Every once in a while there’s a Yijing line that brings a quotation to mind, or a quotation that brings a line to mind, and suddenly comprehension bursts in. It just found its way in for me, to a quartet of lines.
Hexagram 56, line 1:
‘The wanderer: fragments and bits,
Splits off from her place and seizes calamity.’
This is generally held to be about someone who fixates on trivia to the exclusion of anything important, maybe out of a desire to be liked. Balkin says:
‘Don’t waste your time on trivial or base pursuits in the hope that they will make you popular or help you fit in. Life is too short to waste it on trivialities. If you devote your energies to what is irrelevant, you will make your life an irrelevancy.’
But this is the line that leads to hexagram 30. The Wanderer looking towards Clarity and bright omens, capturing the bright bird, really ‘getting the message’. How come?
The paired line is 55,6:
‘At Feng, in his hut,
Screening off his dwelling place,
Peeping through his door.
A solitary one without people,
For three years sees no-one.
Pitfall.’
King Wu as he might have been: overwhelmed by the task thrust upon him of leading the campaign against the Shang. Hiding away in the mourning hut for the ‘normal’ length of time; not wanting to know about signs from heaven. And of course this is Feng’s Clarity: no more darkness now, but the full light of day – and someone still shut up in the dark. Again – how come?
Then there are the fan yao:
30, line 1
‘Treading, hence confused.
Honour it,
Not a mistake.’
and 30, line 6
‘The king makes good use of marching out,
There is a triumph.
He executes the chief, the prisoners are not so loathsome.
Not a mistake.’
Looking at these four lines together gives you a kind of underground pathway – what Stephen Karcher calls ‘cross line omens’ and LiSe Heyboer calls ‘Square Games’. (They are the two (re)discoverers of the idea – I just follow along behind.)
The Wanderer, in the full glare of the bright omens, fixates on trivia. Why? Well, according to 30, line 1 (as we travel below the surface of the line), there are confused footsteps here.

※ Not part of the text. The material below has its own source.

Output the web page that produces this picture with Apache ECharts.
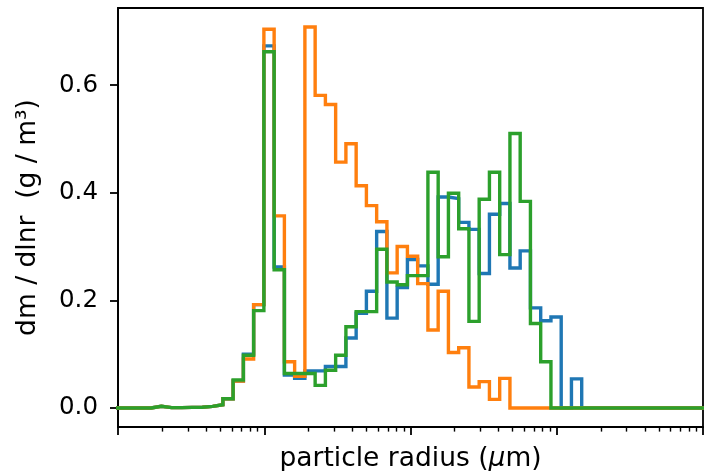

Maybe her own, just venturing out into the light. Maybe she is looking at footprints left by the ancestors in the night (a form of divination still in use) and unable to read their message. Now if she could just honour the fact that there are signs of presence there at all…
…then she might attain the full heights called for here, of regal and martial decisiveness, ability to see past the clutter and go straight to the real issue. (30, line 6)
But look back to where she’s been, maybe dreaming of such powers – still cowering in the mourning hut. (55,6)
The quotation that casts the light? That famously-quoted one by Marianne Williamson:
“…Our deepest fear is not that we are inadequate. Our deepest fear is that we are powerful beyond measure. It is our light, not our darkness, that most frightens us. We ask ourselves, who am I to be brilliant, gorgeous, talented, fabulous? Actually, who are you not to be? You are a child of God. Your playing small doesn’t serve the world. There’s nothing enlightened about shrinking so that other people won’t feel insecure around you. We are all meant to shine, as children do. We were born to make manifest the glory of God that is within us. It’s not just in some of us; it’s in everyone. And as we let our own light shine, we unconsciously give other people permission to do the same. As we’re liberated from our own fear, our presence automatically liberates others.”
Wu’s power beyond measure, sealed by omens from the heavens; the full frightening light of hexagram 30, making manifest; playing small like 56, line 1. Maybe 55,6 is even shrinking away from other people. It’s all there.